Let your doctor or nurse know if you get headaches. They can give you painkillers.

Jaw pain

Vinblastine may cause pain in your jaw. Tell your nurse or doctor if you notice this.


Less common side effects of vinblastine

Effects on the lungs

This treatment can cause changes to the lungs. Always tell your doctor if you develop wheezing, a cough, a fever or feel breathless. You should also let them know if any existing breathing problems get worse. If necessary, they can arrange for you to have tests to check your lungs.

Effects on the nervous system

Vinblastine can affect the nervous system. You may feel dizzy or unsteady. Tell your doctor or nurse straight away if you notice any of these symptoms. They may make some changes to your treatment if they become a problem for you. It’s important not to drive or operate machinery if you notice these effects. Rarely, this treatment can cause seizures (fits).

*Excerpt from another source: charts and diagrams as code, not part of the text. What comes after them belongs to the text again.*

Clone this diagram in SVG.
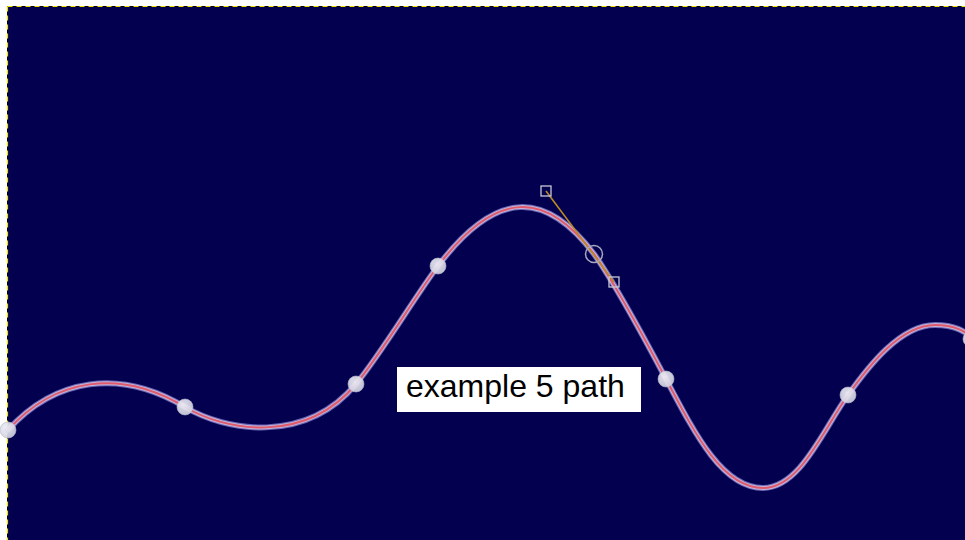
<svg xmlns="http://www.w3.org/2000/svg" width="965" height="540" viewBox="0 0 965 540">
<defs>
<radialGradient id="ng" cx="0.4" cy="0.35" r="0.7">
<stop offset="0" stop-color="#eeeef6"/>
<stop offset="1" stop-color="#cfcfdf"/>
</radialGradient>
<style>
.node{fill:url(#ng);fill-opacity:0.92;stroke:#b8b8cc;stroke-width:0.6}
.glow{fill:none;stroke:#6a64b4;stroke-width:6;stroke-linecap:round}
.outer{fill:none;stroke:#c4b4da;stroke-width:4;stroke-linecap:round}
.inner{fill:none;stroke:#e05a6c;stroke-width:2;stroke-linecap:round}
.handle{fill:none;stroke:#c8c8d4;stroke-width:1.3}
.hline{stroke:#b88a24;stroke-width:1.6}
.label{font-family:"Liberation Sans",Arial,sans-serif;font-size:32px;fill:#000}
</style>
<path id="p" d="M8,430 C55,378 120,368 185,407 C225,431 305,445 356,384 C381,354 416,295 438,266 C497,188 546,191 594,254 C614,282 648,345 666,379 C696,436 723,488 763,488 C800,488 823,430 848,395 C868,367 900,325 935,325 C955,325 965,331 975,340"/>
</defs>
<rect x="0" y="0" width="965" height="540" fill="#ffffff"/>
<rect x="7" y="6" width="970" height="540" fill="#030050"/>
<g id="page-border">
<line x1="7.5" y1="6.5" x2="965" y2="6.5" stroke="#000" stroke-width="1"/>
<line x1="7.5" y1="6.5" x2="7.5" y2="540" stroke="#000" stroke-width="1"/>
<line x1="7.5" y1="6.5" x2="965" y2="6.5" stroke="#f0e000" stroke-width="1.2" stroke-dasharray="5,4"/>
<line x1="7.5" y1="6.5" x2="7.5" y2="540" stroke="#f0e000" stroke-width="1.2" stroke-dasharray="5,4"/>
</g>
<g id="connectors">
<use href="#p" class="glow"/>
<use href="#p" class="outer"/>
<use href="#p" class="inner"/>
</g>
<g id="node-1"><circle class="node" cx="8" cy="430" r="8"/></g>
<g id="node-2"><circle class="node" cx="185" cy="407" r="8"/></g>
<g id="node-3"><circle class="node" cx="356" cy="384" r="8"/></g>
<g id="node-4"><circle class="node" cx="438" cy="266" r="8"/></g>
<g id="node-6"><circle class="node" cx="666" cy="379" r="8"/></g>
<g id="node-7"><circle class="node" cx="848" cy="395" r="8"/></g>
<g id="node-8"><circle class="node" cx="971" cy="339" r="8"/></g>
<g id="node-5">
<line id="handle-line" class="hline" x1="546" y1="191" x2="614" y2="282"/>
<circle cx="594" cy="254" r="8.5" fill="none" stroke="#a8a8c0" stroke-width="1.5"/>
<rect class="handle" x="541" y="186" width="10" height="10"/>
<rect class="handle" x="609" y="277" width="10" height="10"/>
</g>
<g id="label">
<rect x="397" y="367" width="244" height="45" fill="#ffffff"/>
<text class="label" x="406" y="397">example 5 path</text>
</g>
</svg>
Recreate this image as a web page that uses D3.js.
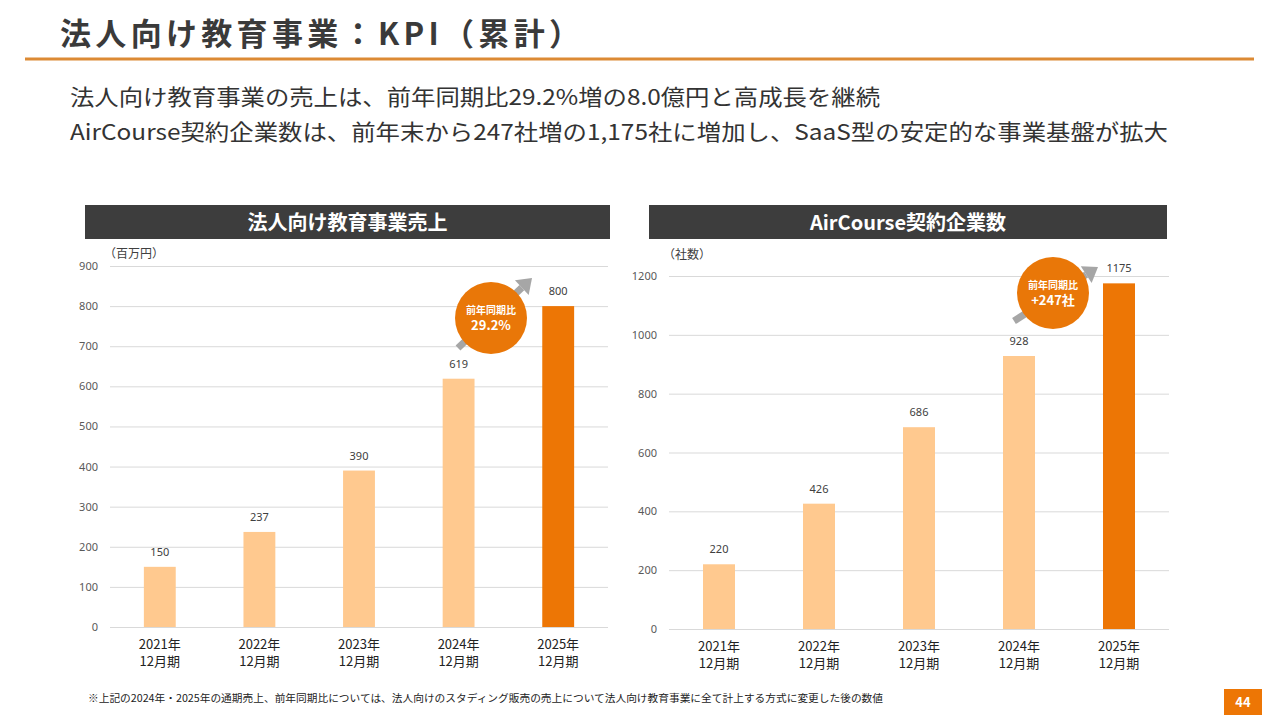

Other information about vinblastine

Blood clot risk

Cancer increases the chance of a blood clot (thrombosis) and chemotherapy can add to this. A clot can cause symptoms such as pain, redness and swelling in a leg, breathlessness and chest pain. Contact your doctor straight away if you have any of these symptoms. A blood clot is serious but your doctor can treat it with drugs that thin the blood. Your doctor or nurse can give you more information.

Other medicines

Vinblastine may affect the way drugs such as other anti-cancer drugs, antibiotics or drugs that prevent fits (anti-seizure drugs) work. Tell your doctor if you are taking any of these. Medicines you can buy in a shop or chemist may also be harmful when you are having chemotherapy. Tell your doctor about any medicines you are taking, including over-the-counter drugs, complementary therapies and herbal drugs.

Fertility

Vinblastine may affect your fertility (being able to get pregnant or father a child). If you are worried about this, you can talk to your doctor or nurse before treatment starts.

Contraception

Your doctor will advise you not to become pregnant or to father a child during treatment. This is because the drugs may harm a developing baby. It’s important to use effective contraception during and for a few months after chemotherapy. You can talk to your doctor or nurse about this.

If you have sex within the first couple of days of having chemotherapy, you need to use a condom. This is to protect your partner in case there is any chemotherapy in semen or vaginal fluid.

Changes to your periods

Chemotherapy can sometimes stop the ovaries working. You may not get a period every month and they may eventually stop. In some women, this is temporary, but for others it is permanent and they start the menopause.

Breastfeeding

Women are advised not to breastfeed during treatment and for a few months after. This is in case there is chemotherapy in their breast milk.

Medical and dental treatment

If you need to go into hospital for any reason other than cancer, always tell the doctors and nurses that you are having chemotherapy. Give them contact details for your cancer doctor.

Talk to your cancer doctor or nurse if you think you need dental treatment. Always tell your dentist you are having chemotherapy.